I like how tragedy emerges here from explicit limitations: the dog can't read the signs and the graphical fidelity is low enough that the player can't either, so you're acting on incomplete information. A codependent relationship between dog and human shattered before the game even begins. Although this structure only emerges through multiple plays. There's not really time enough to discover that there are multiple paths out, the player will probably just pick the first exit she arrives at. The text on the sign at the end could use some visual contrast: black on brown doesn't really stick out for such an important element of the game.
Totally missing some sad dog voices. If you wanted to add an interaction, it could maybe make the dog whimper/whine. Or
cry. Or maybe the dog can try slowly dragging his owner away, but automatically drop him at a certain blizzard intensity?

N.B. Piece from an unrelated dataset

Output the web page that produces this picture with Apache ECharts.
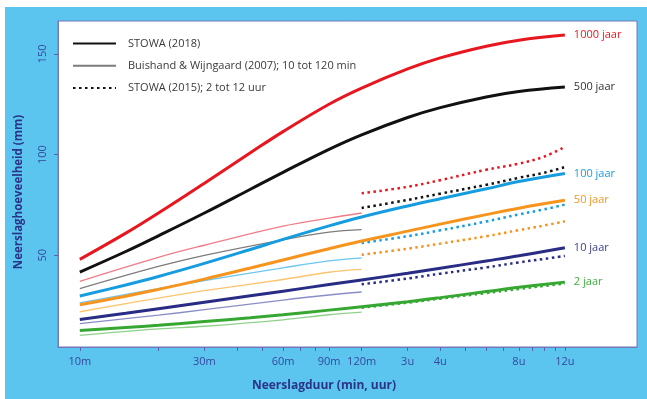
<!DOCTYPE html>
<html><head><meta charset="utf-8">
<script src="https://cdn.jsdelivr.net/npm/echarts@6/dist/echarts.min.js"></script>
<style>
html,body{margin:0;padding:0;background:#fff;width:647px;height:399px;overflow:hidden;}
#c{position:absolute;left:5px;top:7px;width:642px;height:392px;}
</style></head><body>
<div id="c"></div>
<script>
// ---- data (durations in minutes) ----
var durThick = [10, 15, 20, 30, 45, 60, 90, 120, 180, 240, 360, 480, 720];
var stowa2018_1000 = [48, 61, 71, 85.8, 100.9, 111.4, 125, 133, 142.5, 148, 153.8, 156.8, 159.3];
var stowa2018_500  = [41.7, 51.9, 59.7, 71, 82.8, 91.2, 102.6, 109.8, 118.4, 123.3, 128.6, 131.3, 133.5];
var stowa2018_100  = [29.8, 35.3, 39.5, 46, 52.9, 57.9, 64.6, 69, 74.5, 78.1, 83, 86.6, 90.6];
var stowa2018_50   = [25.5, 29.7, 33.1, 38.2, 43.7, 47.7, 53.3, 57.1, 62, 65.5, 70.2, 73.4, 77.3];
var stowa2018_10   = [18.2, 21.2, 23.5, 26.7, 29.9, 32.2, 35.5, 37.8, 41.1, 43.6, 47.2, 49.8, 53.8];
var stowa2018_2    = [12.7, 14.2, 15.3, 17.1, 19, 20.5, 22.8, 24.5, 27, 29, 32, 34.1, 36.7];

var durThin = [10, 20, 30, 60, 90, 120];
var bw2007_1000 = [37.1, 49, 55, 64.5, 68.5, 71];
var bw2007_500  = [33.5, 44.5, 50, 57.7, 61.5, 62.8];
var bw2007_100  = [26.4, 33.5, 37.5, 43.8, 47.2, 48.7];
var bw2007_50   = [22, 28.8, 32.5, 38, 41.6, 43];
var bw2007_10   = [16.1, 20.3, 23, 27.8, 30.3, 31.8];
var bw2007_2    = [10.3, 13.5, 14.8, 18, 20.5, 21.8];

var durDot = [120, 180, 240, 360, 480, 600, 720];
var stowa2015_1000 = [80.8, 84, 87.3, 92.5, 95.5, 99, 103.8];
var stowa2015_500  = [73.5, 77.5, 80.6, 85, 88.5, 91, 93.8];
var stowa2015_100  = [56.1, 59.5, 62.4, 66.8, 70.3, 72.8, 75.2];
var stowa2015_50   = [50.3, 53.3, 55.8, 59.5, 62.5, 64.8, 66.9];
var stowa2015_10   = [35.6, 38.5, 40.9, 44, 46.5, 48.2, 49.7];
var stowa2015_2    = [24, 26.5, 28.5, 31.3, 33.3, 34.8, 36];

var returnLabels = ['1000 jaar', '500 jaar', '100 jaar', '50 jaar', '10 jaar', '2 jaar'];
var legendNames = ['STOWA (2018)', 'Buishand & Wijngaard (2007); 10 tot 120 min', 'STOWA (2015); 2 tot 12 uur'];
var xTickValues = [10, 20, 30, 40, 50, 60, 70, 80, 90, 120, 180, 240, 300, 360, 420, 480, 540, 600, 660, 720];
var xLabelValues = [10, 30, 60, 90, 120, 180, 240, 480, 720];
var xLabelTexts  = ['10m', '30m', '60m', '90m', '120m', '3u', '4u', '8u', '12u'];
var yLabelValues = [50, 100, 150];

// ---- styles ----
var thickColors = ['#e8161e', '#111111', '#169de0', '#f7941d', '#282c84', '#36a832'];
var thinColors  = ['#f17c88', '#7d7d7d', '#6cc6ef', '#fcc46e', '#8b8dc6', '#8fd18b'];
var labelColors = ['#e8161e', '#333333', '#169de0', '#f7941d', '#3a3d8f', '#3fae3a'];
var FONT = 'Open Sans';
var HIDDEN = {color:'rgba(0,0,0,0)', borderColor:'rgba(0,0,0,0)', borderWidth:0};

function zip(xs, ys){ return xs.map(function(x,i){ return [x, ys[i]]; }); }

var thickData = [stowa2018_1000, stowa2018_500, stowa2018_100, stowa2018_50, stowa2018_10, stowa2018_2];
var thinData  = [bw2007_1000, bw2007_500, bw2007_100, bw2007_50, bw2007_10, bw2007_2];
var dotData   = [stowa2015_1000, stowa2015_500, stowa2015_100, stowa2015_50, stowa2015_10, stowa2015_2];

var series = [];
// legend-only series
series.push({name: legendNames[0], type:'line', data:[], symbol:'none', lineStyle:{color:'#111', width:3}, itemStyle:HIDDEN});
series.push({name: legendNames[1], type:'line', data:[], symbol:'none', lineStyle:{color:'#7d7d7d', width:1.3}, itemStyle:HIDDEN});
series.push({name: legendNames[2], type:'line', data:[], symbol:'none', lineStyle:{color:'#111', width:2.5, type:[2.5,3.5]}, itemStyle:HIDDEN});

for (var i = 0; i < 6; i++) {
  series.push({type:'line', data: zip(durThin, thinData[i]), symbol:'none', smooth:0.4, z:2,
    lineStyle:{color: thinColors[i], width:1.3}, silent:true});
}
for (var i = 0; i < 6; i++) {
  series.push({type:'line', data: zip(durDot, dotData[i]), symbol:'none', smooth:0.4, z:3,
    lineStyle:{color: thickColors[i], width:2.5, type:[2.5,3.5]}, silent:true});
}
for (var i = 0; i < 6; i++) {
  series.push({type:'line', data: zip(durThick, thickData[i]), symbol:'none', smooth:0.4, z:4,
    lineStyle:{color: thickColors[i], width:3}, silent:true,
    endLabel:{show:true, formatter: returnLabels[i], color: labelColors[i],
      fontFamily: FONT, fontSize: 11, distance: 9}});
}

var chart = echarts.init(document.getElementById('c'), null, {renderer:'canvas'});
chart.setOption({
  animation:false,
  backgroundColor:'#5bc5f0',
  legend:{
    data: legendNames, left: 62, top: 26, orient:'vertical', itemWidth: 43, itemHeight: 14, itemGap: 11,
    selectedMode:false,
    textStyle:{fontFamily: FONT, fontSize: 11, color:'#3a3a3a', padding:[0,0,0,7]}
  },
  grid:{left:47, right:10, top:14, bottom:52, show:true, backgroundColor:'#ffffff', borderColor:'#7377ba', borderWidth:1},
  xAxis:{
    type:'log', logBase:10, min: 8.25, max: 1360,
    name:'Neerslagduur (min, uur)', nameLocation:'middle', nameGap: 33,
    nameTextStyle:{fontFamily: FONT, fontSize: 12, fontWeight:'bold', color:'#2b3486', padding:[0,47,0,0]},
    axisLine:{show:true, lineStyle:{color:'#7377ba'}},
    axisTick:{show:true, customValues: xTickValues, length:4, lineStyle:{color:'#5d62b0'}},
    minorTick:{show:false},
    splitLine:{show:false},
    axisLabel:{customValues: xLabelValues, margin: 9, color:'#35489c', fontFamily: FONT, fontSize: 11,
      formatter:function(v){ var k = xLabelValues.indexOf(Math.round(v)); return k >= 0 ? xLabelTexts[k] : ''; }}
  },
  yAxis:{
    type:'value', min: 4.5, max: 166.3,
    name:'Neerslaghoeveelheid (mm)', nameLocation:'middle', nameGap: 33,
    nameTextStyle:{fontFamily: FONT, fontSize: 11.5, fontWeight:'bold', color:'#2b3486', padding:[0,16,0,0]},
    axisLine:{show:true, lineStyle:{color:'#7377ba'}},
    axisTick:{show:true, customValues: yLabelValues, length:4, lineStyle:{color:'#5d62b0'}},
    splitLine:{show:false},
    axisLabel:{customValues: yLabelValues, rotate: 90, margin: 10, color:'#35489c', fontFamily: FONT, fontSize: 11}
  },
  series: series
});
</script>
</body></html>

I like the idea of footprints. Even if the dog doesn't leave them dynamically, you can still use them for a bit of worldbuilding by showing the owner's last few steps fading away at the start.
Right now, the characters are pretty flat, archetypal, defined mostly by the situation they're in. I don't think this
needs dialogue or a narrator, but whatever you can place in the world to give the owner more character could help. Was he lost? Could he have dropped a map, that's now fluttering around the clearing? Could he have been trying to get a GPS signal? Was he trying to accomplish a specific objective in the woods (hunting, building a fire, delivering a package) that might have left a trace on the world?